-- START --
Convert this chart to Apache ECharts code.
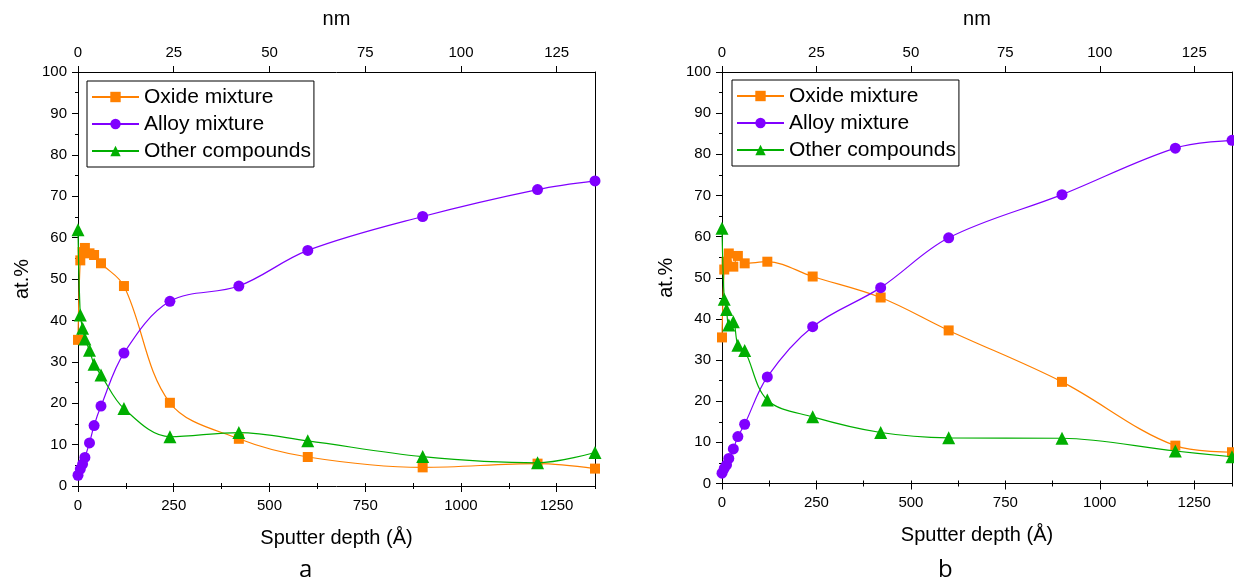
<!DOCTYPE html>
<html><head><meta charset="utf-8">
<script src="https://cdn.jsdelivr.net/npm/echarts@6/dist/echarts.min.js"></script>
<style>html,body{margin:0;padding:0;background:#fff}#c{width:1234px;height:582px}</style>
</head><body><div id="c"></div>
<script>
// Sputter depth (Å)
const depth = [0, 6, 12, 18, 30, 42, 60, 120, 240, 420, 600, 900, 1200, 1350];
// Panel a
const oxideA = [35.3, 54.5, 56.5, 57.5, 56.2, 55.8, 53.8, 48.3, 20.1, 11.4, 7.0, 4.5, 5.4, 4.2];
const alloyA = [2.6, 4.1, 5.3, 6.9, 10.4, 14.6, 19.3, 32.1, 44.6, 48.3, 56.9, 65.1, 71.6, 73.7];
const otherA = [61.9, 41.3, 38.1, 35.5, 32.8, 29.4, 26.8, 18.7, 11.9, 12.9, 10.9, 7.1, 5.6, 8.1];
// Panel b
const oxideB = [35.5, 52.0, 53.9, 55.9, 52.7, 55.3, 53.5, 53.9, 50.3, 45.2, 37.2, 24.7, 9.2, 7.6];
const alloyB = [2.5, 3.7, 4.5, 6.1, 8.4, 11.4, 14.4, 25.9, 38.1, 47.6, 59.7, 70.2, 81.5, 83.4];
const otherB = [62.0, 44.8, 42.3, 38.5, 39.3, 33.6, 32.3, 20.3, 16.2, 12.4, 11.1, 11.0, 7.9, 6.5];

const seriesNames = ['Oxide mixture', 'Alloy mixture', 'Other compounds'];
const panelLabels = ['a', 'b'];
const xName = 'Sputter depth (Å)';
const x2Name = 'nm';
const yName = 'at.%';

const colors = ['#FF8000', '#8000FF', '#00AE00'];
const symbols = ['rect', 'circle', 'triangle'];
const symSizes = [10, 11, 13];
const FONT = 'Arial';

const grids = [
  {left: 78, top: 72, width: 517, height: 414},
  {left: 722, top: 72, width: 510, height: 411.5}
];

const xAxes = [], yAxes = [], series = [], legends = [];
const data = [[oxideA, alloyA, otherA], [oxideB, alloyB, otherB]];
const black = {color: '#000', width: 1};
const plain = v => String(v);

grids.forEach((g, gi) => {
  const base = xAxes.length;
  xAxes.push({
    gridIndex: gi, type: 'value', position: 'bottom', min: 0, max: 1350, interval: 250,
    axisLine: {onZero: false, lineStyle: black},
    axisTick: {length: 6, lineStyle: black},
    axisLabel: {showMaxLabel: false, fontSize: 15, color: '#000', margin: 12, fontFamily: FONT, formatter: plain},
    splitLine: {show: false},
    name: xName, nameLocation: 'middle', nameGap: 42,
    nameTextStyle: {fontSize: 20, color: '#000', fontFamily: FONT}
  });
  xAxes.push({
    gridIndex: gi, type: 'value', position: 'bottom', min: 0, max: 1350, interval: 125,
    axisLine: {show: false}, axisTick: {length: 3, lineStyle: black},
    axisLabel: {show: false}, splitLine: {show: false}
  });
  xAxes.push({
    gridIndex: gi, type: 'value', position: 'top', min: 0, max: 135, interval: 25,
    axisLine: {onZero: false, lineStyle: black},
    axisTick: {length: 6, lineStyle: black},
    axisLabel: {showMaxLabel: false, fontSize: 15, color: '#000', margin: 12, fontFamily: FONT, formatter: plain},
    splitLine: {show: false},
    name: x2Name, nameLocation: 'middle', nameGap: 43,
    nameTextStyle: {fontSize: 20, color: '#000', fontFamily: FONT}
  });
  xAxes.push({
    gridIndex: gi, type: 'value', position: 'top', min: 0, max: 135, interval: 12.5,
    axisLine: {show: false}, axisTick: {length: 3, lineStyle: black},
    axisLabel: {show: false}, splitLine: {show: false}
  });
  const ybase = yAxes.length;
  yAxes.push({
    gridIndex: gi, type: 'value', position: 'left', min: 0, max: 100, interval: 10,
    axisLine: {show: true, onZero: false, lineStyle: black},
    axisTick: {show: true, length: 6, lineStyle: black},
    minorTick: {show: true, splitNumber: 2, length: 3, lineStyle: black},
    axisLabel: {fontSize: 15, color: '#000', margin: 11, fontFamily: FONT, formatter: plain},
    splitLine: {show: false},
    name: yName, nameLocation: 'middle', nameGap: 46,
    nameTextStyle: {fontSize: 20, color: '#000', fontFamily: FONT}
  });
  yAxes.push({
    gridIndex: gi, type: 'value', position: 'right', min: 0, max: 100,
    axisLine: {show: true, onZero: false, lineStyle: black},
    axisTick: {show: false}, axisLabel: {show: false}, splitLine: {show: false}
  });
  data[gi].forEach((arr, si) => {
    series.push({
      type: 'line', name: seriesNames[si], xAxisIndex: base, yAxisIndex: ybase,
      data: depth.map((d, i) => [d, arr[i]]),
      smooth: 0.35, symbol: symbols[si], symbolSize: symSizes[si],
      itemStyle: {color: colors[si]}, lineStyle: {color: colors[si], width: 1.2},
      z: 2 + si
    });
  });
  legends.push({
    data: seriesNames, orient: 'vertical', left: g.left + (gi ? 10 : 9), top: gi ? 80 : 81,
    padding: [5, 3, 5, 4], itemGap: 5, itemWidth: 47, itemHeight: 13,
    borderColor: '#000', borderWidth: 1, borderRadius: 0, backgroundColor: '#fff',
    textStyle: {fontSize: 21, color: '#000', fontFamily: FONT, lineHeight: 22},
    selectedMode: false
  });
});

const chart = echarts.init(document.getElementById('c'), null, {renderer: 'canvas'});
chart.setOption({
  animation: false,
  backgroundColor: '#fff',
  grid: grids,
  xAxis: xAxes,
  yAxis: yAxes,
  legend: legends,
  series: series,
  graphic: panelLabels.map((t, i) => ({
    type: 'text', left: i ? 938 : 299, top: 558, z: 100,
    style: {text: t, fontSize: 24, fill: '#000', fontFamily: '"Open Sans", "Noto Sans", sans-serif'}
  }))
});
</script>
</body></html>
-- END --
The exercise
Give the data above again in full and unchanged, skipping the pictures.

Solution to the problem
Convert this chart to Apache ECharts code.
<!DOCTYPE html>
<html><head><meta charset="utf-8">
<script src="https://cdn.jsdelivr.net/npm/echarts@6/dist/echarts.min.js"></script>
<style>html,body{margin:0;padding:0;background:#fff}#c{width:1234px;height:582px}</style>
</head><body><div id="c"></div>
<script>
// Sputter depth (Å)
const depth = [0, 6, 12, 18, 30, 42, 60, 120, 240, 420, 600, 900, 1200, 1350];
// Panel a
const oxideA = [35.3, 54.5, 56.5, 57.5, 56.2, 55.8, 53.8, 48.3, 20.1, 11.4, 7.0, 4.5, 5.4, 4.2];
const alloyA = [2.6, 4.1, 5.3, 6.9, 10.4, 14.6, 19.3, 32.1, 44.6, 48.3, 56.9, 65.1, 71.6, 73.7];
const otherA = [61.9, 41.3, 38.1, 35.5, 32.8, 29.4, 26.8, 18.7, 11.9, 12.9, 10.9, 7.1, 5.6, 8.1];
// Panel b
const oxideB = [35.5, 52.0, 53.9, 55.9, 52.7, 55.3, 53.5, 53.9, 50.3, 45.2, 37.2, 24.7, 9.2, 7.6];
const alloyB = [2.5, 3.7, 4.5, 6.1, 8.4, 11.4, 14.4, 25.9, 38.1, 47.6, 59.7, 70.2, 81.5, 83.4];
const otherB = [62.0, 44.8, 42.3, 38.5, 39.3, 33.6, 32.3, 20.3, 16.2, 12.4, 11.1, 11.0, 7.9, 6.5];

const seriesNames = ['Oxide mixture', 'Alloy mixture', 'Other compounds'];
const panelLabels = ['a', 'b'];
const xName = 'Sputter depth (Å)';
const x2Name = 'nm';
const yName = 'at.%';

const colors = ['#FF8000', '#8000FF', '#00AE00'];
const symbols = ['rect', 'circle', 'triangle'];
const symSizes = [10, 11, 13];
const FONT = 'Arial';

const grids = [
  {left: 78, top: 72, width: 517, height: 414},
  {left: 722, top: 72, width: 510, height: 411.5}
];

const xAxes = [], yAxes = [], series = [], legends = [];
const data = [[oxideA, alloyA, otherA], [oxideB, alloyB, otherB]];
const black = {color: '#000', width: 1};
const plain = v => String(v);

grids.forEach((g, gi) => {
  const base = xAxes.length;
  xAxes.push({
    gridIndex: gi, type: 'value', position: 'bottom', min: 0, max: 1350, interval: 250,
    axisLine: {onZero: false, lineStyle: black},
    axisTick: {length: 6, lineStyle: black},
    axisLabel: {showMaxLabel: false, fontSize: 15, color: '#000', margin: 12, fontFamily: FONT, formatter: plain},
    splitLine: {show: false},
    name: xName, nameLocation: 'middle', nameGap: 42,
    nameTextStyle: {fontSize: 20, color: '#000', fontFamily: FONT}
  });
  xAxes.push({
    gridIndex: gi, type: 'value', position: 'bottom', min: 0, max: 1350, interval: 125,
    axisLine: {show: false}, axisTick: {length: 3, lineStyle: black},
    axisLabel: {show: false}, splitLine: {show: false}
  });
  xAxes.push({
    gridIndex: gi, type: 'value', position: 'top', min: 0, max: 135, interval: 25,
    axisLine: {onZero: false, lineStyle: black},
    axisTick: {length: 6, lineStyle: black},
    axisLabel: {showMaxLabel: false, fontSize: 15, color: '#000', margin: 12, fontFamily: FONT, formatter: plain},
    splitLine: {show: false},
    name: x2Name, nameLocation: 'middle', nameGap: 43,
    nameTextStyle: {fontSize: 20, color: '#000', fontFamily: FONT}
  });
  xAxes.push({
    gridIndex: gi, type: 'value', position: 'top', min: 0, max: 135, interval: 12.5,
    axisLine: {show: false}, axisTick: {length: 3, lineStyle: black},
    axisLabel: {show: false}, splitLine: {show: false}
  });
  const ybase = yAxes.length;
  yAxes.push({
    gridIndex: gi, type: 'value', position: 'left', min: 0, max: 100, interval: 10,
    axisLine: {show: true, onZero: false, lineStyle: black},
    axisTick: {show: true, length: 6, lineStyle: black},
    minorTick: {show: true, splitNumber: 2, length: 3, lineStyle: black},
    axisLabel: {fontSize: 15, color: '#000', margin: 11, fontFamily: FONT, formatter: plain},
    splitLine: {show: false},
    name: yName, nameLocation: 'middle', nameGap: 46,
    nameTextStyle: {fontSize: 20, color: '#000', fontFamily: FONT}
  });
  yAxes.push({
    gridIndex: gi, type: 'value', position: 'right', min: 0, max: 100,
    axisLine: {show: true, onZero: false, lineStyle: black},
    axisTick: {show: false}, axisLabel: {show: false}, splitLine: {show: false}
  });
  data[gi].forEach((arr, si) => {
    series.push({
      type: 'line', name: seriesNames[si], xAxisIndex: base, yAxisIndex: ybase,
      data: depth.map((d, i) => [d, arr[i]]),
      smooth: 0.35, symbol: symbols[si], symbolSize: symSizes[si],
      itemStyle: {color: colors[si]}, lineStyle: {color: colors[si], width: 1.2},
      z: 2 + si
    });
  });
  legends.push({
    data: seriesNames, orient: 'vertical', left: g.left + (gi ? 10 : 9), top: gi ? 80 : 81,
    padding: [5, 3, 5, 4], itemGap: 5, itemWidth: 47, itemHeight: 13,
    borderColor: '#000', borderWidth: 1, borderRadius: 0, backgroundColor: '#fff',
    textStyle: {fontSize: 21, color: '#000', fontFamily: FONT, lineHeight: 22},
    selectedMode: false
  });
});

const chart = echarts.init(document.getElementById('c'), null, {renderer: 'canvas'});
chart.setOption({
  animation: false,
  backgroundColor: '#fff',
  grid: grids,
  xAxis: xAxes,
  yAxis: yAxes,
  legend: legends,
  series: series,
  graphic: panelLabels.map((t, i) => ({
    type: 'text', left: i ? 938 : 299, top: 558, z: 100,
    style: {text: t, fontSize: 24, fill: '#000', fontFamily: '"Open Sans", "Noto Sans", sans-serif'}
  }))
});
</script>
</body></html>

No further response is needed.